Find every line with the word "React". Copy those lines.
|---|
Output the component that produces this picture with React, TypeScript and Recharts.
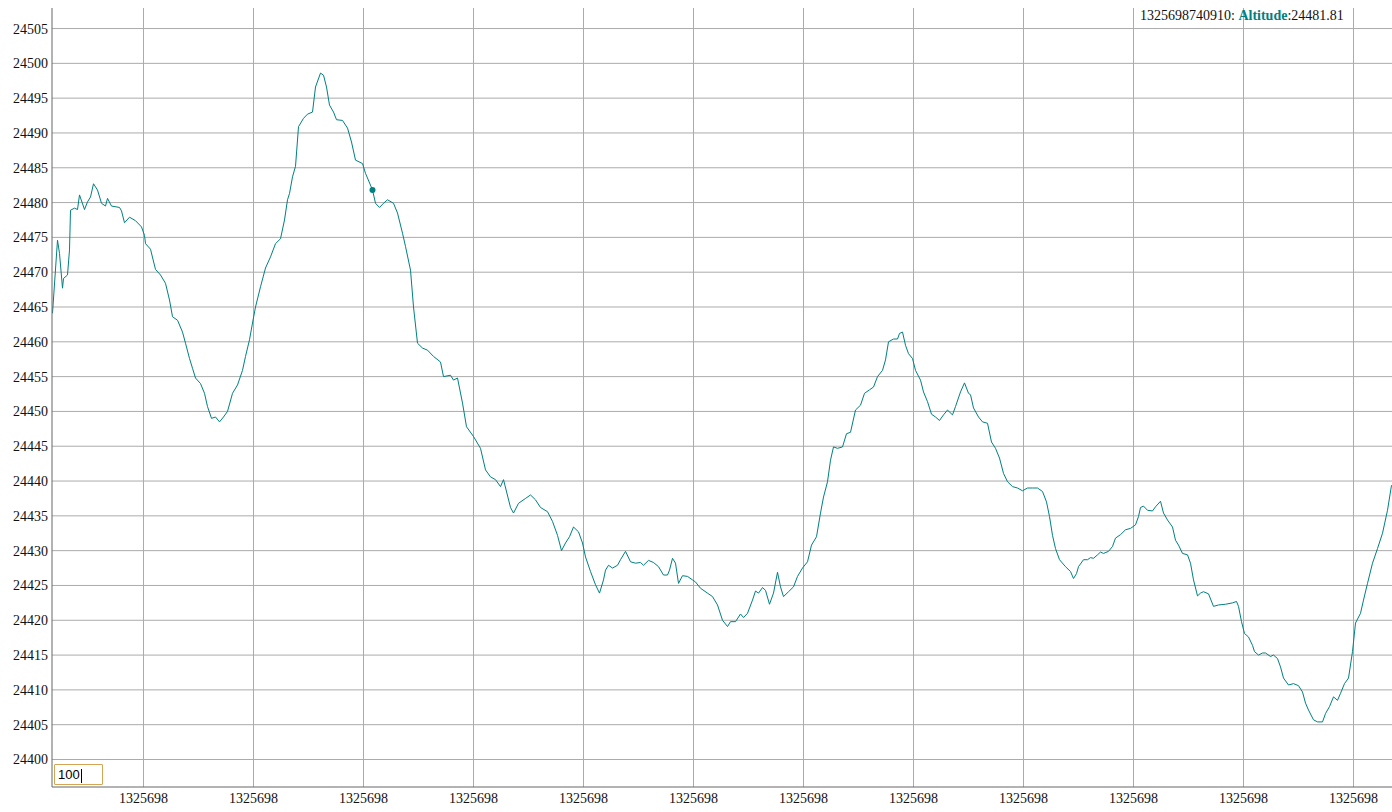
import React from 'react'
import { LineChart, Line, XAxis, YAxis, CartesianGrid } from 'recharts'

// start of the log, ms epoch; one step = 200 ms
const START_MS = 1325698676910
const STEP_MS = 200

// steps since start
const steps = [
  0, 5, 7, 10, 11, 15, 17, 18, 22, 25, 27, 32, 35, 38, 41, 45, 49, 53, 55, 59,
  67, 69, 72, 77, 83, 89, 92, 93, 98, 103, 108, 113, 117, 120, 125, 130, 133, 137, 140, 143,
  148, 152, 155, 159, 163, 167, 171, 175, 180, 185, 190, 193, 197, 200, 203, 208, 213, 218, 223, 228,
  232, 235, 237, 240, 243, 246, 251, 255, 260, 263, 268, 271, 274, 277, 281, 284, 290, 295, 299, 303,
  310, 313, 320, 323, 327, 331, 335, 341, 345, 350, 353, 358, 361, 365, 370, 375, 381, 388, 391, 398,
  401, 405, 410, 414, 421, 428, 433, 438, 443, 448, 451, 458, 461, 466, 473, 478, 483, 488, 495, 500,
  505, 509, 513, 517, 521, 526, 530, 533, 538, 543, 547, 551, 553, 556, 560, 565, 568, 573, 578, 583,
  588, 591, 596, 601, 606, 611, 615, 617, 620, 623, 626, 630, 635, 640, 643, 648, 655, 660, 665, 670,
  675, 678, 683, 688, 691, 695, 700, 703, 706, 710, 713, 717, 721, 725, 728, 731, 736, 741, 745, 750,
  755, 759, 764, 768, 771, 775, 778, 781, 785, 790, 794, 798, 803, 808, 812, 817, 821, 825, 830, 833,
  836, 841, 845, 847, 850, 853, 856, 860, 863, 868, 871, 875, 879, 883, 887, 891, 895, 900, 903, 908,
  912, 916, 918, 921, 926, 930, 935, 939, 943, 947, 951, 955, 960, 965, 970, 975, 980, 985, 990, 994,
  997, 1000, 1003, 1007, 1013, 1018, 1021, 1024, 1026, 1031, 1035, 1038, 1041, 1045, 1048, 1051, 1056, 1060, 1063, 1068,
  1073, 1078, 1083, 1086, 1088, 1091, 1095, 1100, 1103, 1108, 1111, 1115, 1120, 1123, 1126, 1130, 1135, 1138, 1141, 1145,
  1148, 1151, 1156, 1161, 1166, 1173, 1180, 1184, 1186, 1189, 1192, 1196, 1200, 1202, 1206, 1210, 1213, 1218, 1221, 1225,
  1228, 1231, 1236, 1241, 1246, 1250, 1253, 1256, 1261, 1265, 1270, 1273, 1277, 1281, 1285, 1288, 1292, 1296, 1300, 1303,
  1308, 1311, 1315, 1320, 1325, 1330, 1335, 1339,
]

const altitude = [
  24464.1, 24474.6, 24472.7, 24467.7, 24469.1, 24469.6, 24473.2, 24478.9, 24479.2, 24479.0, 24481.1, 24479.0, 24480.1, 24480.8, 24482.7, 24481.8, 24479.9, 24479.5, 24480.6, 24479.5,
  24479.3, 24478.8, 24477.1, 24477.9, 24477.4, 24476.5, 24475.3, 24474.1, 24473.3, 24470.4, 24469.6, 24468.4, 24466.0, 24463.6, 24463.1, 24461.4, 24459.8, 24457.6, 24456.2, 24454.8,
  24454.0, 24452.6, 24450.7, 24449.0, 24449.2, 24448.5, 24449.2, 24450.0, 24452.6, 24453.8, 24455.9, 24457.9, 24460.3, 24462.7, 24465.0, 24467.9, 24470.6, 24472.2, 24474.1, 24474.8,
  24477.5, 24480.4, 24481.3, 24483.7, 24485.2, 24490.9, 24492.1, 24492.7, 24493.0, 24496.6, 24498.6, 24498.3, 24496.6, 24494.0, 24493.0, 24491.9, 24491.8, 24490.7, 24488.7, 24486.1,
  24485.6, 24484.2, 24481.81, 24479.9, 24479.3, 24479.9, 24480.4, 24479.9, 24478.5, 24475.6, 24473.7, 24470.3, 24465.0, 24459.8, 24459.1, 24458.8, 24457.9, 24457.1, 24455.0, 24455.2,
  24454.5, 24454.8, 24451.2, 24447.8, 24446.4, 24444.7, 24441.6, 24440.6, 24440.2, 24439.2, 24440.2, 24436.2, 24435.4, 24436.8, 24437.5, 24438.0, 24437.3, 24436.2, 24435.6, 24434.2,
  24432.2, 24430.0, 24431.1, 24432.0, 24433.4, 24432.7, 24431.1, 24429.1, 24427.0, 24425.1, 24423.9, 24425.8, 24427.2, 24427.9, 24427.5, 24427.9, 24428.7, 24429.9, 24428.4, 24428.2,
  24428.3, 24427.9, 24428.6, 24428.3, 24427.7, 24426.5, 24426.5, 24427.2, 24428.9, 24428.2, 24425.3, 24426.4, 24426.3, 24425.8, 24425.5, 24424.6, 24423.9, 24423.4, 24422.2, 24420.0,
  24419.1, 24419.8, 24419.8, 24420.9, 24420.4, 24421.0, 24422.9, 24424.2, 24423.9, 24424.7, 24424.3, 24422.3, 24423.9, 24426.9, 24424.8, 24423.4, 24424.1, 24424.8, 24426.3, 24427.5,
  24428.4, 24430.8, 24432.0, 24435.4, 24437.7, 24439.9, 24443.0, 24444.9, 24444.7, 24444.9, 24446.8, 24447.0, 24450.2, 24450.9, 24452.6, 24453.1, 24453.5, 24455.0, 24455.9, 24457.4,
  24460.0, 24460.4, 24460.4, 24461.2, 24461.4, 24459.5, 24458.3, 24457.6, 24455.9, 24454.5, 24452.8, 24451.4, 24449.6, 24449.2, 24448.7, 24449.5, 24450.2, 24449.5, 24450.7, 24452.8,
  24454.1, 24452.6, 24452.4, 24450.5, 24449.2, 24448.5, 24448.3, 24445.6, 24444.7, 24443.3, 24441.1, 24439.9, 24439.2, 24439.0, 24438.6, 24439.0, 24439.0, 24439.0, 24438.5, 24437.0,
  24434.9, 24432.2, 24430.3, 24428.7, 24427.7, 24427.0, 24426.0, 24426.7, 24427.7, 24428.7, 24428.7, 24429.0, 24428.9, 24429.4, 24429.8, 24429.6, 24429.9, 24430.6, 24431.8, 24432.3,
  24433.0, 24433.2, 24433.7, 24434.9, 24436.2, 24436.4, 24435.8, 24435.7, 24436.3, 24437.1, 24435.4, 24434.4, 24433.4, 24431.5, 24430.8, 24429.6, 24429.4, 24428.2, 24425.8, 24423.5,
  24423.9, 24424.1, 24423.8, 24422.0, 24422.2, 24422.3, 24422.5, 24422.7, 24422.0, 24419.8, 24418.1, 24417.6, 24416.4, 24415.5, 24415.0, 24415.3, 24415.3, 24414.8, 24415.0, 24414.5,
  24413.3, 24411.7, 24410.7, 24410.9, 24410.6, 24409.7, 24408.1, 24407.1, 24405.7, 24405.4, 24405.4, 24406.6, 24407.6, 24409.0, 24408.5, 24409.5, 24410.9, 24411.7, 24415.5, 24419.6,
  24421.0, 24422.9, 24425.3, 24428.2, 24430.3, 24432.5, 24435.8, 24439.4,
]

// x tick positions, in steps since start
const xTickSteps = [91, 201, 311, 421, 531, 641, 751, 861, 971, 1081, 1191, 1301]
const yTicks = [24400, 24405, 24410, 24415, 24420, 24425, 24430, 24435, 24440, 24445, 24450, 24455, 24460, 24465, 24470, 24475, 24480, 24485, 24490, 24495, 24500, 24505]

const HOVER_INDEX = 82
const TEAL = '#008080'
const SERIF = "'Liberation Serif', 'Times New Roman', serif"

const data = steps.map((s, i) => ({ t: START_MS + s * STEP_MS, Altitude: altitude[i] }))
const hover = data[HOVER_INDEX]
const xTicks = xTickSteps.map((s) => START_MS + s * STEP_MS)

const HoverDot = (props: any) => {
  const { cx, cy, index } = props
  if (index !== HOVER_INDEX) return <g key={`d-${index}`} />
  return <circle key={`d-${index}`} cx={cx} cy={cy} r={3} fill={TEAL} stroke="none" />
}

export default function App() {
  return (
    <div style={{ position: 'absolute', left: 0, top: 0, width: 1392, height: 812, background: '#fff' }}>
      <LineChart
        width={1392}
        height={812}
        data={data}
        margin={{ top: 8, right: 0, bottom: 0, left: 0 }}
      >
        <CartesianGrid stroke="#ababab" strokeWidth={1} horizontalValues={yTicks} verticalValues={xTicks} />
        <XAxis
          dataKey="t"
          type="number"
          domain={[START_MS - 0.5 * STEP_MS, START_MS + 1339.5 * STEP_MS]}
          ticks={xTicks}
          tickFormatter={(v: number) => String(Math.floor(v / 1000000))}
          height={25}
          tickLine={false}
          tickSize={6}
          tickMargin={0}
          axisLine={{ stroke: '#666' }}
          tick={{ fill: '#111', fontSize: 14, fontFamily: SERIF }}
          interval={0}
          allowDataOverflow
        />
        <YAxis
          type="number"
          domain={[24396.05, 24507.95]}
          ticks={yTicks}
          width={52}
          tickLine={false}
          tickSize={4}
          tickMargin={0}
          axisLine={{ stroke: '#666' }}
          tick={{ fill: '#111', fontSize: 14, fontFamily: SERIF }}
          interval={0}
          allowDataOverflow
        />
        <Line
          type="linear"
          dataKey="Altitude"
          stroke={TEAL}
          strokeWidth={1}
          dot={HoverDot}
          activeDot={false}
          isAnimationActive={false}
        />
      </LineChart>
      <div
        style={{
          position: 'absolute',
          left: 1140,
          top: 8,
          fontFamily: SERIF,
          fontSize: 14,
          color: '#111',
          whiteSpace: 'nowrap',
        }}
      >
        {hover.t}: <b style={{ color: TEAL }}>Altitude</b>:{hover.Altitude.toFixed(2)}
      </div>
      <div
        style={{
          position: 'absolute',
          left: 54,
          top: 764,
          width: 44,
          height: 19,
          border: '1.5px solid #d4a555',
          borderRadius: 1,
          background: '#fff',
          fontFamily: "'Liberation Sans', Arial, sans-serif",
          fontSize: 13,
          lineHeight: '19px',
          paddingLeft: 3,
          boxSizing: 'content-box',
          color: '#000',
        }}
      >
        100<span style={{ display: 'inline-block', width: 1, height: 14, background: '#000', verticalAlign: 'middle', marginLeft: 1 }} />
      </div>
    </div>
  )
}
|---|
== Exercise response ==
Output the component that produces this picture with React, TypeScript and Recharts.
import React from 'react'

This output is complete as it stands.